俺はセンサーライトによって明るく照らされているキョンに向かっておもむろに歩きだした。




そして写真を一枚撮り、
逆に人に見せつけるようにモーションデカくキョンにつかみかかった。

この状態でスタンバイしてればもう車泥棒や、
家にイタズラしている様にも見られない。

どこから見ても死体に興味を持ってるどこかの変態にしか見えないだろう!


俺は泥棒より変態の道を選ぶ。

さあ見てくれこの俺の勇姿を!!


などと今は書きつつも、
そのときは心臓ドッキンドッキンしながらキョンをつかんでいたら、
やがてセンサーライトが消えてしまい、
そうこうしているうちに母の軽トラが戻ってきた。

ライトは消えたが、住人がこちらを見ている可能性もある。



おーいおーい!

と道で手を振り、
もう徐行の必要性はないことをアピール。

車が停止し、堂々とキョンを放り込み、
堂々と扉を開けバタン!っとわざとデカク音を立てながら乗り込んだ。


俺「オッケー! レッツゴー!」


母「ちょっと・・・話が違うじゃない?」


俺「いや・・それがセンサーライト作動させちゃってさ・・・ 
もう逆に堂々と拾った方がほうがいいかなぁー と。
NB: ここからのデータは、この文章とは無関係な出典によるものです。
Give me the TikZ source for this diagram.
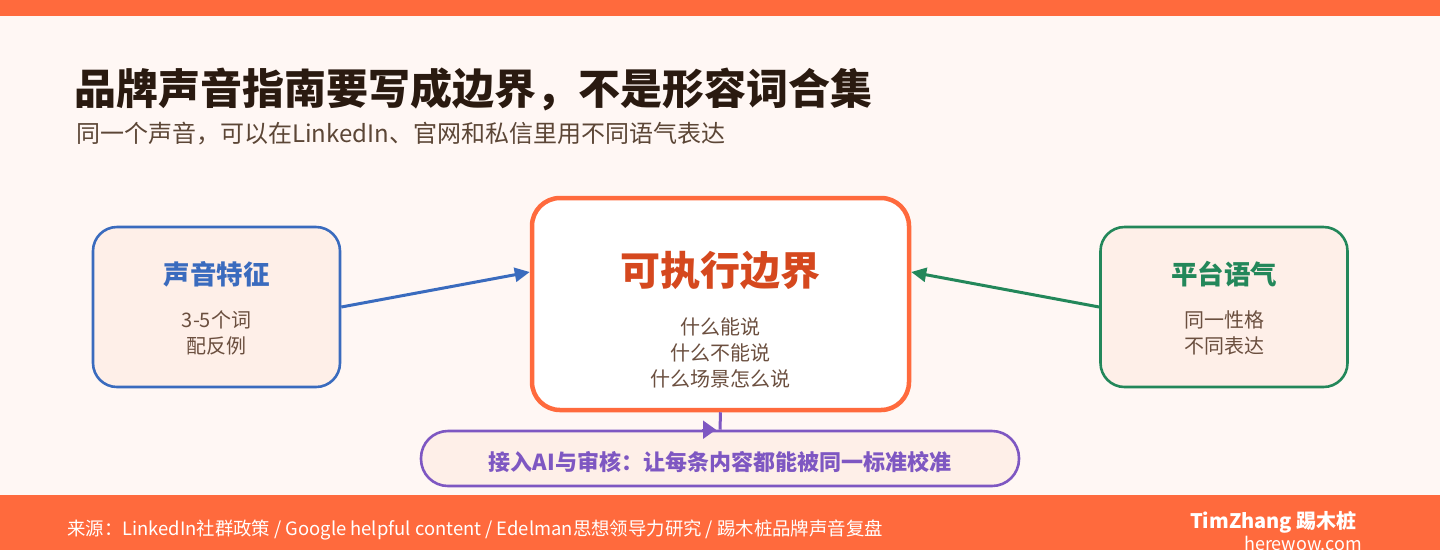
\documentclass[tikz,border=0pt]{standalone}
\usepackage{fontspec}
\setmainfont{Noto Sans CJK SC}
\usetikzlibrary{arrows.meta}
\definecolor{pagebg}{HTML}{FFF7F4}
\definecolor{accent}{HTML}{FF6A3D}
\definecolor{ink}{HTML}{2A1A10}
\definecolor{subink}{HTML}{5C4636}
\definecolor{bodyink}{HTML}{6B4F3F}
\definecolor{cardfill}{HTML}{FEEFE8}
\definecolor{CBlue}{HTML}{3A6BBE}
\definecolor{CGreen}{HTML}{23875A}
\definecolor{CPurple}{HTML}{7E57C2}
\definecolor{CRed}{HTML}{D5481E}

\tikzset{
  card/.style={draw, fill=cardfill, line width=2.6pt, rounded corners=24pt,
    minimum width=247pt, minimum height=160pt, inner sep=0pt},
  cardtitle/.style={font=\bfseries\fontsize{26.5}{30}\selectfont},
  cardbody/.style={align=center, text=bodyink, font=\fontsize{20}{26}\selectfont},
  link/.style={line width=3pt, -{Triangle[length=15pt,width=14pt]}}
}

\begin{document}
\begin{tikzpicture}[x=1pt, y=-1pt]
    \useasboundingbox (0,0) rectangle (1440,550);
    \fill [pagebg] (0,0) rectangle (1440,550);
    \fill [accent] (0,0) rectangle (1440,16);
    \fill [accent] (0,495) rectangle (1440,550);

    % heading
    \node [anchor=west, text=ink, font=\bfseries\fontsize{42}{48}\selectfont, inner sep=0pt] (title) at (74,89) {品牌声音指南要写成边界，不是形容词合集};
    \node [anchor=west, text=subink, font=\fontsize{24}{28}\selectfont, inner sep=0pt] (subtitle) at (76,134) {同一个声音，可以在LinkedIn、官网和私信里用不同语气表达};

    % left card
    \node [card, draw=CBlue] (voice) at (216.5,307) {};
    \node [cardtitle, text=CBlue] (voicetitle) at (216.5,274) {声音特征};
    \node [cardbody] (voicebody) at (216.5,333) {3-5个词\\配反例};

    % centre card
    \node [card, draw=accent, fill=white, line width=4.5pt, rounded corners=28pt,
           minimum width=377pt, minimum height=212pt] (bound) at (720.5,304) {};
    \node [text=CRed, font=\bfseries\fontsize{40}{46}\selectfont] (boundtitle) at (720.5,270) {可执行边界};
    \node [cardbody] (boundbody) at (720.5,353) {什么能说\\什么不能说\\什么场景怎么说};

    % right card
    \node [card, draw=CGreen] (tone) at (1224,307) {};
    \node [cardtitle, text=CGreen] (tonetitle) at (1224,274) {平台语气};
    \node [cardbody] (tonebody) at (1224,333) {同一性格\\不同表达};

    % bottom bar
    \node [card, draw=CPurple, rounded corners=27pt, minimum width=598pt, minimum height=55pt] (review) at (720,458.5) {};
    \node [text=CPurple, font=\bfseries\fontsize{22}{26}\selectfont] (reviewtext) at (720,462) {接入AI与审核：让每条内容都能被同一标准校准};

    % connectors
    \draw [link, CBlue] (voice.east) -- ([yshift=32pt]bound.west);
    \draw [link, CGreen] (tone.west) -- ([yshift=32pt]bound.east);
    \draw [line width=3pt, CPurple] (bound.south) -- (review.north);
    \draw [CPurple, line width=2pt, -{Triangle[length=13pt,width=18pt]}] ([xshift=-18pt]review.north) -- ([xshift=-4pt]review.north);

    % footer
    \node [anchor=west, text=white, font=\fontsize{18.4}{21}\selectfont, inner sep=0pt] (source) at (67,530) {来源：LinkedIn社群政策 / Google helpful content / Edelman思想领导力研究 / 踢木桩品牌声音复盘};
    \node [anchor=east, text=white, font=\bfseries\fontsize{20}{23}\selectfont, inner sep=0pt] (brand) at (1357,522) {TimZhang 踢木桩};
    \node [anchor=east, text=white, font=\fontsize{18}{21}\selectfont, inner sep=0pt] (site) at (1362,543) {herewow.com};
\end{tikzpicture}
\end{document}
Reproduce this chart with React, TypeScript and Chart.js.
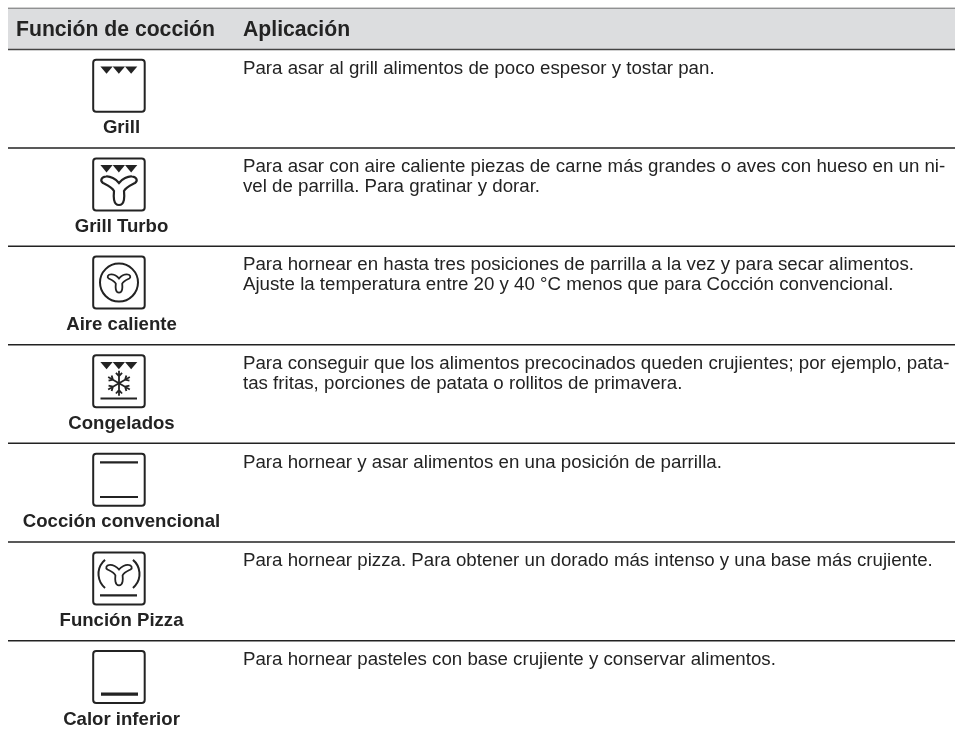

」

母「見つかったの?」


俺「いや、わからん・・・ たぶん大丈夫。」


母「いい歳してこんな事で通報されたら、
  近所中で評判になるから気をつけてよ。」


俺「・・・・・さーせん。」




いやーしかし今回はビビったね。

夜中にドキドキしてるときにセンサーライトってかなり効果あるよね。

かなりスリリングだったぜ。

泥棒もセンサーライトを作動させたときってあんな気持ちなんだろうなきっと。。。





夜のうちに内臓だけだしておいた。
ちょっと胃袋試してみるか。



そして朝一で解体。



オスで角もあるし、良さそうな頭蓋骨のオブジェになるかと思ったんだけど、
残念ながら頭蓋はバッキバキに破壊されちゃってました。



もう今年は狩猟でイノシシ狙うのやめてもよさそうだな。

量的にはこいつだけで十分楽しめそう。